Friday, May 17, 2024

Healing the Unhealable

What do you say to someone to help them bear the unbearable? In the case of an acquaintance of mine, the loss of her beloved son in his 20’s from a motorcycle accident. All the standard “condolences,” “our heart is with you,” “he’ll always be with you” fall so very short, no matter how sincere or well-meaning. Is there anything at all that might be of use? And even if not, is it worth sharing anyway? For better or worse, here's what I came up with:

 

A poet who lost a beloved friend spoke of having to apprentice himself to a new form of relationship. The cliché of the loved one “being always with you” is true on many levels, but it takes some work on our part to create and sustain a new form of relationship. We know that turning away from the grief and sorrow will simply not work, be it drink, distraction or depression. Whatever we do must go toward the pain, must run toward the lion’s roar of rage and lamentation, must actively cultivate a new way of being with and talking with the loved one in their new form and in our own changed form.
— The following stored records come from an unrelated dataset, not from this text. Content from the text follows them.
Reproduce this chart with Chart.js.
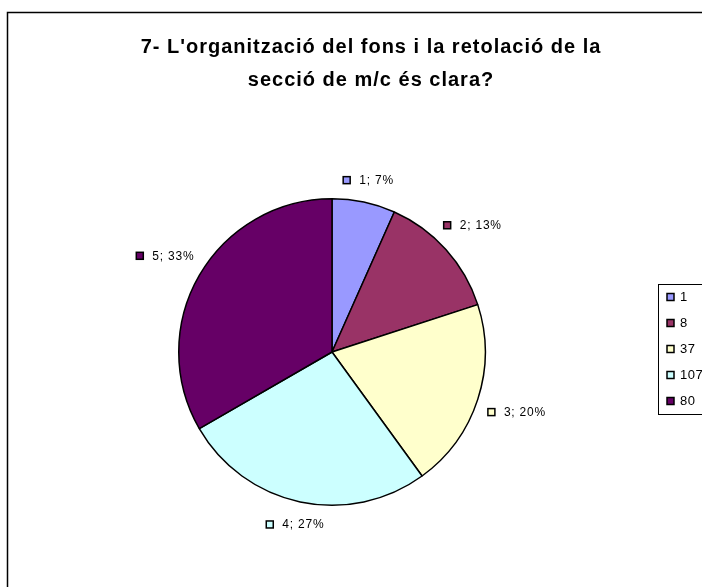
<!DOCTYPE html>
<html>
<head>
<meta charset="utf-8">
<script src="https://cdn.jsdelivr.net/npm/chart.js@4"></script>
<style>
  html, body { margin: 0; padding: 0; background: #fff; overflow: hidden; }
  canvas { display: block; }
</style>
</head>
<body>
<canvas id="pieChart" width="702" height="587"></canvas>
<script>
// dades del gràfic
const categories = ['1', '2', '3', '4', '5'];
const values = [1, 2, 3, 4, 5];
const legendLabels = ['1', '8', '37', '107', '80'];
const sliceColors = ['#9999FF', '#993366', '#FFFFCC', '#CCFFFF', '#660066'];
const titleLines = ["7- L'organització del fons i la retolació de la", 'secció de m/c és clara?'];

const fontFamily = '"Liberation Sans", Arial, sans-serif';

function sumArray(array) {
    return array.reduce((acc, v) => acc + v, 0);
}

function drawMarker(ctx, x, cy, color) {
    ctx.fillStyle = color;
    ctx.fillRect(x, cy - 3.5, 7, 7);
    ctx.strokeStyle = '#000';
    ctx.lineWidth = 1.5;
    ctx.strokeRect(x, cy - 3.5, 7, 7);
}

// marc exterior i títol
const framePlugin = {
    id: 'frame',
    beforeDraw(chart) {
        const ctx = chart.ctx;
        ctx.save();
        ctx.fillStyle = '#fff';
        ctx.fillRect(0, 0, chart.width, chart.height);
        ctx.strokeStyle = '#000';
        ctx.lineWidth = 1.5;
        ctx.strokeRect(7.5, 12.5, 800, 800);
        ctx.fillStyle = '#000';
        ctx.font = 'bold 20px ' + fontFamily;
        ctx.letterSpacing = '1px';
        ctx.textAlign = 'center';
        ctx.textBaseline = 'middle';
        ctx.fillText(titleLines[0], 371, 47);
        ctx.fillText(titleLines[1], 371, 80);
        ctx.restore();
    }
};

// etiquetes "categoria; percentatge" fora del pastís
const sliceLabelPlugin = {
    id: 'sliceLabels',
    afterDatasetsDraw(chart) {
        const ctx = chart.ctx;
        const meta = chart.getDatasetMeta(0);
        const total = sumArray(values);
        ctx.save();
        ctx.font = '12px ' + fontFamily;
        ctx.letterSpacing = '0.8px';
        ctx.textBaseline = 'middle';
        ctx.textAlign = 'left';
        meta.data.forEach((arc, i) => {
            const p = arc.getProps(['x', 'y', 'startAngle', 'endAngle', 'outerRadius'], true);
            const mid = (p.startAngle + p.endAngle) / 2;
            const text = categories[i] + '; ' + Math.round(values[i] / total * 100) + '%';
            const w = 16 + ctx.measureText(text).width;
            const R = p.outerRadius + 18 + Math.abs(Math.cos(mid)) * w * 0.42;
            const cx = p.x + Math.cos(mid) * R;
            const cy = p.y + Math.sin(mid) * R;
            const left = cx - w / 2;
            drawMarker(ctx, left, cy, sliceColors[i]);
            ctx.fillStyle = '#000';
            ctx.fillText(text, left + 16, cy + 0.5);
        });
        ctx.restore();
    }
};

// llegenda amb marc a la dreta
const legendBoxPlugin = {
    id: 'legendBox',
    afterDraw(chart) {
        const ctx = chart.ctx;
        const x0 = 658, y0 = 284, rowH = 26;
        ctx.save();
        ctx.strokeStyle = '#000';
        ctx.lineWidth = 1;
        ctx.strokeRect(x0 + 0.5, y0 + 0.5, 80, rowH * legendLabels.length);
        ctx.font = '13px ' + fontFamily;
        ctx.letterSpacing = '0.5px';
        ctx.textBaseline = 'middle';
        ctx.textAlign = 'left';
        legendLabels.forEach((lab, i) => {
            const cy = y0 + 13 + i * rowH;
            drawMarker(ctx, x0 + 9, cy, sliceColors[i]);
            ctx.fillStyle = '#000';
            ctx.fillText(lab, x0 + 22, cy + 0.5);
        });
        ctx.restore();
    }
};

const ctx = document.getElementById('pieChart').getContext('2d');
new Chart(ctx, {
    type: 'pie',
    data: {
        labels: categories,
        datasets: [{
            data: values,
            backgroundColor: sliceColors,
            borderColor: '#000',
            borderWidth: 1.5
        }]
    },
    options: {
        responsive: false,
        animation: false,
        layout: {
            padding: { left: 178, right: 216, top: 198, bottom: 81 }
        },
        plugins: {
            legend: { display: false },
            title: { display: false },
            tooltip: { enabled: false }
        }
    },
    plugins: [framePlugin, sliceLabelPlugin, legendBoxPlugin]
});
</script>
</body>
</html>
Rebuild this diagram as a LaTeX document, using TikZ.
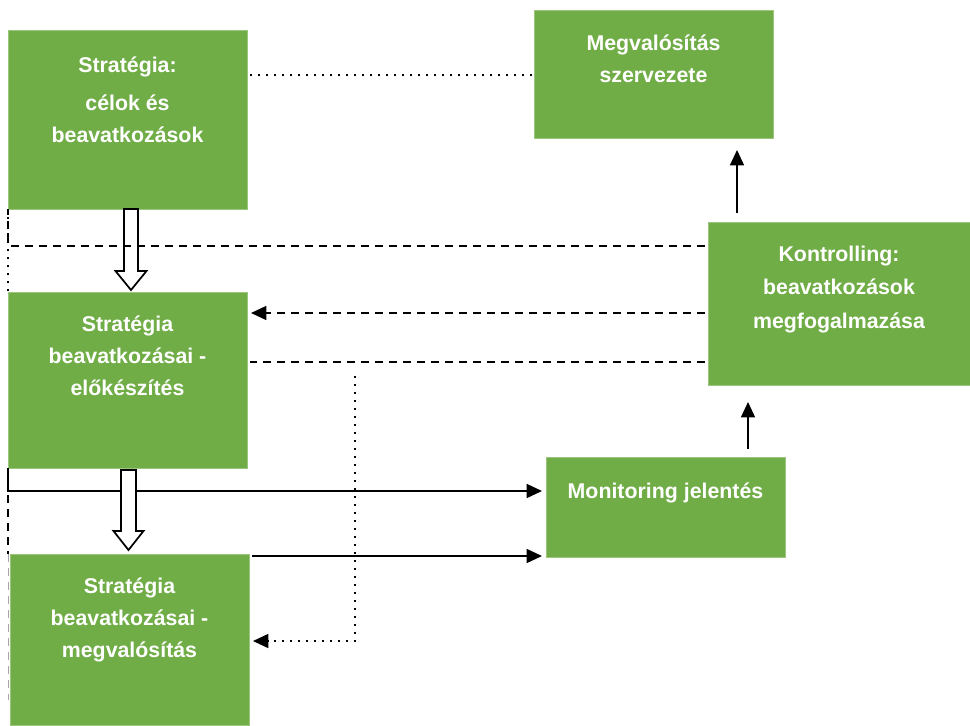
\documentclass[tikz,border=0pt]{standalone}
\usepackage{fontspec}
\setmainfont{Liberation Sans}
\usetikzlibrary{positioning,arrows.meta}
\usetikzlibrary{calc}
\definecolor{boxGreen}{RGB}{112,173,71}

\begin{document}
\begin{tikzpicture}[x=0.75pt,y=-0.75pt]
  \newdimen\px
  \px=0.75pt

  \tikzstyle{stageBox} = [
    % The shape:
    rectangle, minimum width=239*\px, inner sep=0pt, outer sep=0pt,
    % The border:
    draw=boxGreen!70!white, line width=0.4pt,
    % The filling:
    fill=boxGreen
  ];
  \tikzstyle{stageText} = [
    % Just text!
    text=white, align=center,
    % Font:
    font=\bfseries\fontsize{16}{24}\selectfont
  ];
  \tikzstyle{solidFlow} = [
    draw = black,
    line width=1.1pt
  ];
  \tikzstyle{dashedFlow} = [
    draw = black,
    line width=1.1pt,
    dash pattern=on 6pt off 4.5pt
  ];
  \tikzstyle{dottedFlow} = [
    draw = black,
    line width=1.3pt,
    dash pattern=on 1.3pt off 4.7pt
  ];
  \tikzstyle{arrowFlow} = [
    -{Triangle[length=11.5pt,width=10.5pt]}
  ];
  \tikzstyle{blockArrow} = [
    draw = black,
    line width=1.3pt,
    fill = white
  ];

  \useasboundingbox (0,0) rectangle (970,725);

  \node [stageBox, minimum height=179*\px] (strategyGoals) at (127.5,119.5) {};
  \node [stageBox, minimum height=128*\px, right=287*\px of strategyGoals,
         yshift=45.5*\px] (implOrg) {};
  \node [stageBox, minimum height=176*\px, below=83*\px of strategyGoals] (strategyPrep) {};
  \node [stageBox, minimum height=171*\px, below=86*\px of strategyPrep,
         xshift=2*\px] (strategyImpl) {};
  \node [stageBox, minimum width=262*\px, minimum height=163*\px,
         below right=84*\px and 174*\px of implOrg.south west, anchor=north west] (controlling) {};
  \node [stageBox, minimum height=100*\px,
         below left=72*\px and 162*\px of controlling.south west, anchor=north west] (monitoringReport) {};

  \node [stageText, yshift=19.5*\px] (strategyGoalsText) at (strategyGoals)
        {Stratégia:\\[4.5pt] célok és\\ beavatkozások};
  \node [stageText, yshift=15*\px] (implOrgText) at (implOrg)
        {Megvalósítás\\ szervezete};
  \node [stageText, yshift=24.5*\px] (strategyPrepText) at (strategyPrep)
        {Stratégia\\ beavatkozásai -\\ előkészítés};
  \node [stageText, yshift=20*\px] (strategyImplText) at (strategyImpl)
        {Stratégia\\ beavatkozásai -\\ megvalósítás};
  \node [stageText, yshift=14*\px] (controllingText) at (controlling)
        {Kontrolling:\\[1pt] beavatkozások\\[1pt] megfogalmazása};
  \node [stageText, yshift=14*\px] (monitoringReportText) at (monitoringReport)
        {Monitoring jelentés};

  % strategy -> preparation
  \path [blockArrow] ($(strategyGoals.south)+(-3.5,0)$) -- ++(0,62) -- ++(-8.5,0)
        -- ++(15.5,19) -- ++(15.5,-19) -- ++(-8.5,0) -- ++(0,-62) -- cycle;

  \path [dottedFlow] ($(strategyGoals.east |- implOrg.west)+(3,1)$) -- ($(implOrg.west)+(-2,1)$);

  % feedback of the controlling
  \path [dashedFlow] ($(controlling.north west)+(-3,24)$) -| (strategyGoals.south west);
  \path [dottedFlow] (strategyGoals.south west) -- (strategyPrep.north west);
  \path [dashedFlow, arrowFlow] ($(controlling.north west)+(-3,91)$)
                             -- ($(strategyPrep.north east)+(4,21)$);
  \path [dashedFlow] ($(controlling.north west)+(-3,140)$)
                  -- ($(strategyPrep.north east)+(3,70)$);
  \coordinate (dotStart) at ($(strategyPrep.north east)+(108,84)$);
  \path [dottedFlow, arrowFlow] (dotStart) |- ($(strategyImpl.north east)+(4,87)$);

  % reporting
  \path [solidFlow, arrowFlow] (strategyPrep.south west)
                            |- ($(monitoringReport.north west)+(-4,34)$);
  \path [dashedFlow] ($(strategyPrep.south west)+(0,27)$) -- ($(strategyImpl.north west)+(-2,0)$);
  \path [dashedFlow, draw=black!35, line width=0.6pt] ($(strategyImpl.north west)+(-2,0)$)
                                                   -- ($(strategyImpl.north west)+(-2,146)$);
  \path [solidFlow, arrowFlow] ($(strategyImpl.north east)+(3,2)$)
                            -- ($(monitoringReport.north west)+(-4,99)$);
  \path [solidFlow, arrowFlow] ($(monitoringReport.north west)+(202,-8)$)
                            -- ($(controlling.south west)+(40,17)$);
  \path [solidFlow, arrowFlow] ($(controlling.north west)+(29,-9)$)
                            -- ($(implOrg.south west)+(203,12)$);

  % preparation -> implementation
  \path [blockArrow] ($(strategyPrep.south)+(-6.5,2)$) -- ++(0,61) -- ++(-7.5,0)
        -- ++(15,19) -- ++(15,-19) -- ++(-7.5,0) -- ++(0,-61) -- cycle;
\end{tikzpicture}
\end{document}
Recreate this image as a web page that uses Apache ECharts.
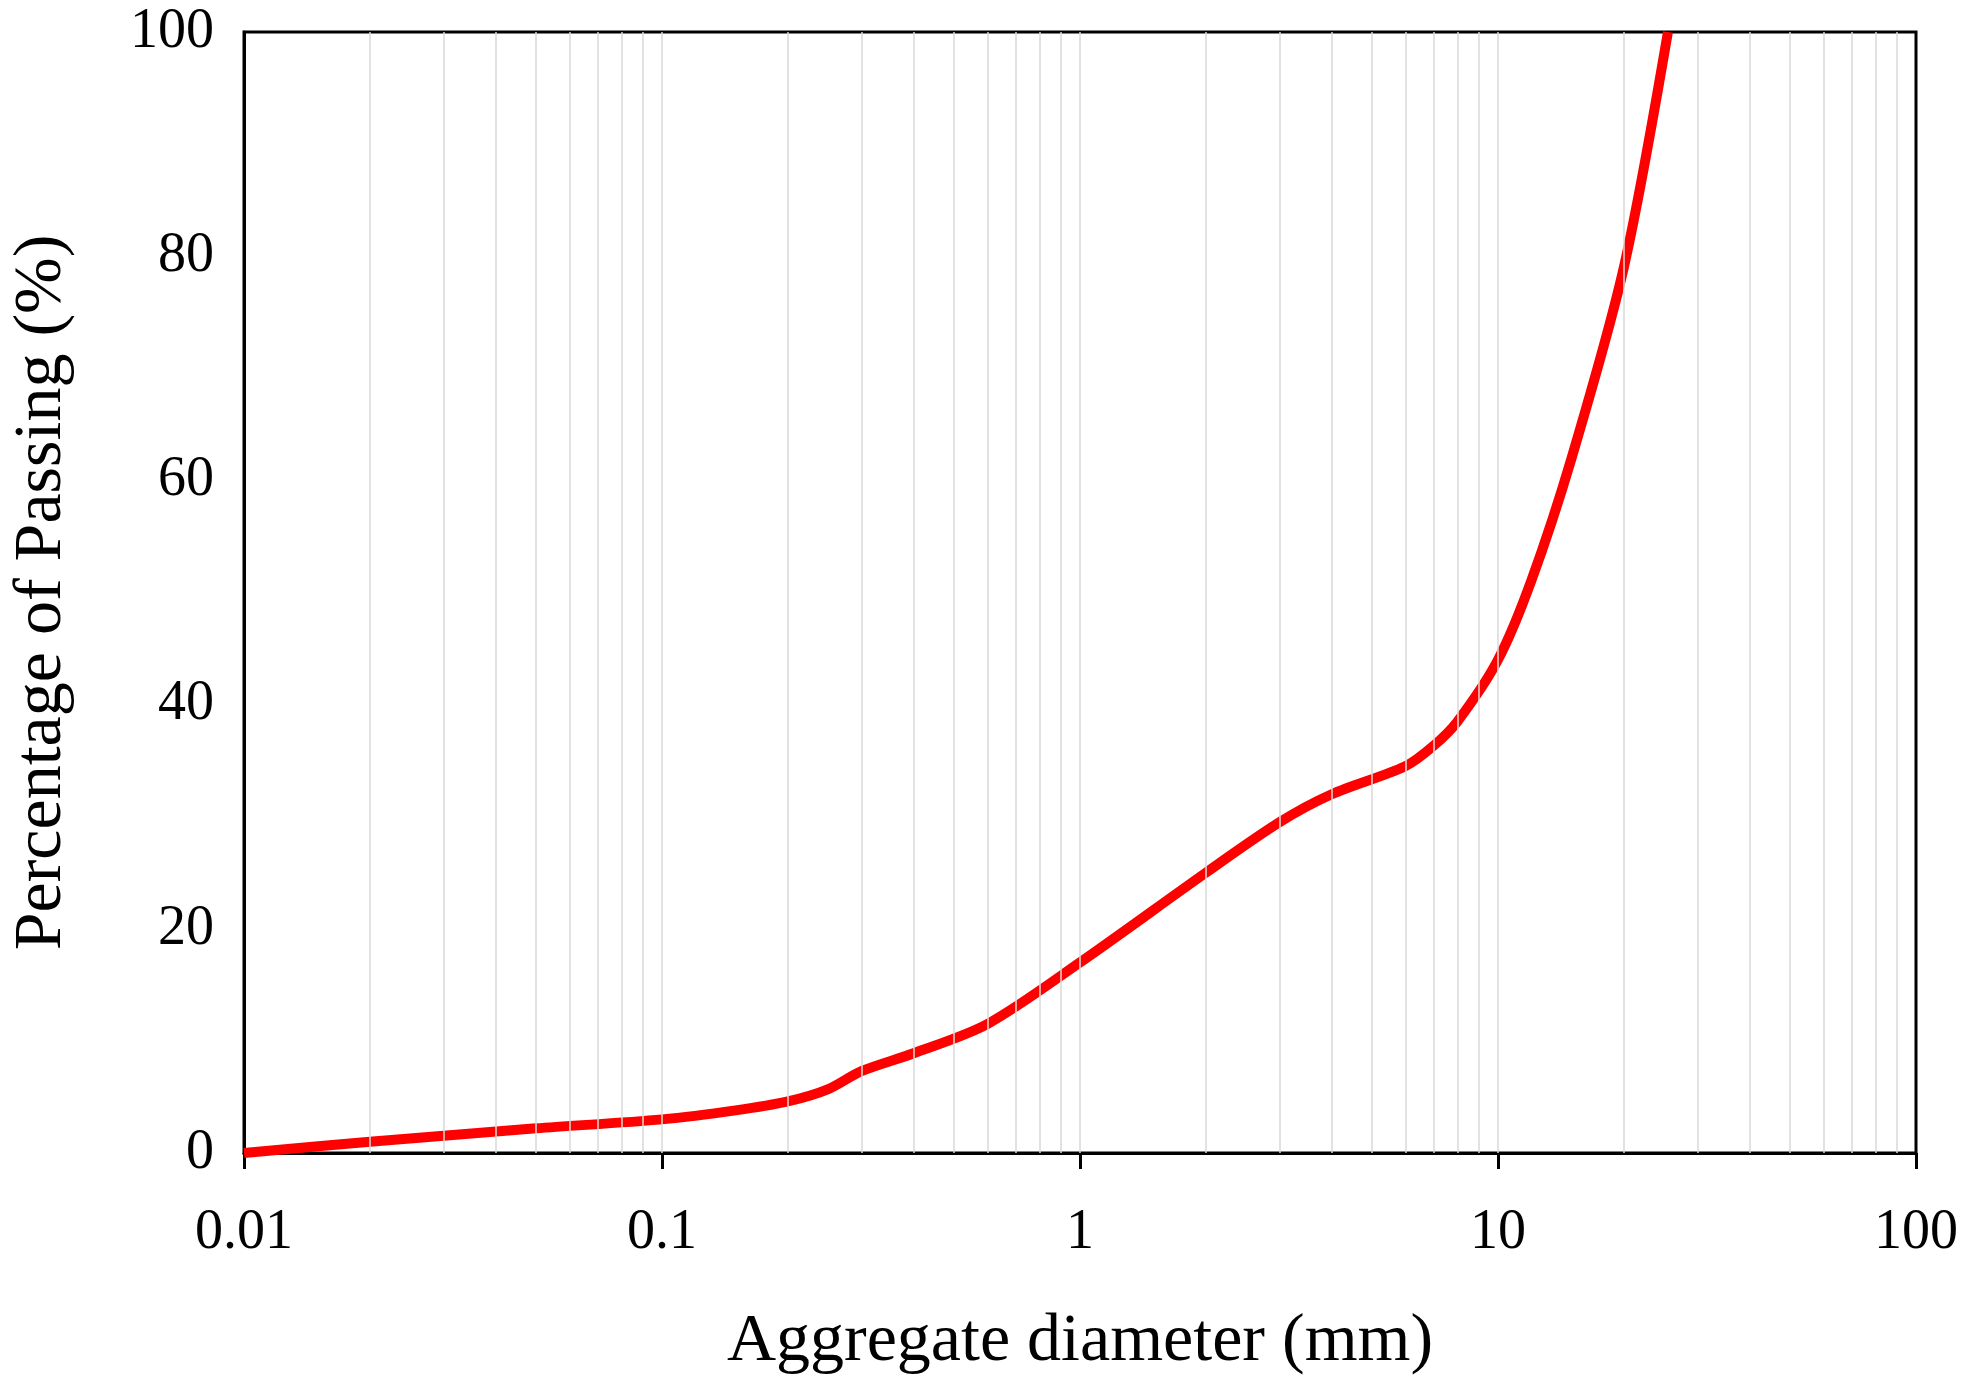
<!DOCTYPE html>
<html>
<head>
<meta charset="UTF-8">
<script src="https://cdn.jsdelivr.net/npm/echarts@6/dist/echarts.min.js"></script>
<style>html,body{margin:0;background:#fff}#main{width:1976px;height:1388px}</style>
</head>
<body>
<div id="main"></div>
<script>
// sieve sizes (mm) and percent passing
var diameters = [0.01, 0.02, 0.05, 0.1, 0.15, 0.2, 0.25, 0.3, 0.4, 0.6, 1, 2, 3, 4, 6, 7, 8, 10, 12, 15, 20, 25.5];
var passing   = [0,    1.0,  2.2,  3.0, 3.8,  4.6, 5.7,  7.3, 8.9, 11.5, 17, 25, 29.5, 32, 34.5, 36.3, 38.5, 44, 51, 62, 79, 100];
var gridValues = [];
[0.01, 0.1, 1, 10].forEach(function (d) {
  for (var k = 1; k <= 9; k++) if (!(k === 1 && d === 0.01)) gridValues.push(+(d * k).toPrecision(3));
});

var font = 'Liberation Serif';
var chart = echarts.init(document.getElementById('main'));
chart.setOption({
  animation: false,
  grid: { left: 242, right: 60, top: 32, bottom: 235, show: true, borderColor: '#000', borderWidth: 3 },
  xAxis: {
    type: 'log', logBase: 10, min: 0.01, max: 100,
    name: 'Aggregate diameter (mm)', nameLocation: 'middle', nameGap: 155,
    nameTextStyle: { fontFamily: font, fontSize: 68, color: '#000' },
    axisLine: { lineStyle: { color: '#000', width: 3 } },
    axisTick: { show: true, length: 16, lineStyle: { color: '#000', width: 3 } },
    axisLabel: { fontFamily: font, fontSize: 56, color: '#000', margin: 52 },
    splitLine: { show: false }
  },
  yAxis: {
    type: 'value', min: 0, max: 100, interval: 20,
    name: 'Percentage of Passing (%)', nameLocation: 'middle', nameGap: 168,
    nameTextStyle: { fontFamily: font, fontSize: 68, color: '#000' },
    axisLine: { show: true, lineStyle: { color: '#000', width: 3 } },
    axisTick: { show: false },
    axisLabel: { fontFamily: font, fontSize: 56, color: '#000', margin: 30 },
    splitLine: { show: false }
  },
  series: [
    {
      type: 'line', data: [], silent: true,
      markLine: {
        symbol: 'none', silent: true, label: { show: false },
        lineStyle: { color: '#d9d9d9', width: 1.5, type: 'solid' },
        data: gridValues.map(function (v) { return { xAxis: v }; })
      }
    },
    {
      type: 'line', smooth: 0.3, showSymbol: false,
      lineStyle: { color: '#ff0000', width: 10 },
      data: diameters.map(function (d, i) { return [d, passing[i]]; })
    }
  ]
});
</script>
</body>
</html>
Here’s my thought:

 

Write a letter every day to the one you can’t bear to be without. Ideally, handwritten in a journal, maybe leaning against a tree, better yet, sitting in a spot associated with them (my pronoun of choice to avoid all the “him” and “hers” or “loved one”). But also fine to write on a computer screen (though the slower process of handwriting sometimes yields deeper connecting thoughts). Think of the letter as “news from Planet Earth” and how very different it is without their three-dimensional presence. Write precisely what you feel. Your grief, sweet memories that have popped up, the stories of the people you knew in common. Whatever comes up. You are now their eyes and ears and also the witness of your own agony and unendurable sorrow. Report it all.

 

Then, at a ritual time of your choosing (each night after dinner?), light a candle on an altar table with photos of the beloved, have some food or drink that was their favorite that you will now enjoy on their behalf. Then read the letter out loud. Feel free to add singing a song or playing a favorite piece of music (ideally, you on guitar or piano or ukulele, what have you, but recordings are fine). A psychic once told me that those in the Other World need to hear things spoken out loud in order to receive them, so just writing or thinking the thoughts is not enough. Who knows if it’s true, but why take chances? And speaking out loud allows you to pass through again all you’ve written.

 

Can you feel how this moves your grief in the right direction, helping you bear your loss by tangibly feeling the presence? And how beautiful for them to hear as well. I’m sure they’re worried about you and don’t want to guess how you’re holding up. Tell them. 

 

As possible, do this ritually every day for a month. If it feels right to lighten, the schedule, then change to once a week, perhaps later, once a month. Time changes everything  but follow its voice as to how much and how often it feels right to continue. 

 

That’s all I have. I will send this to my friend with no expectations, but naturally, would be curious to hear if it helped if she decided to do something like this. And if someone decided to write to me like this one day, I suspect I would be happy to listen.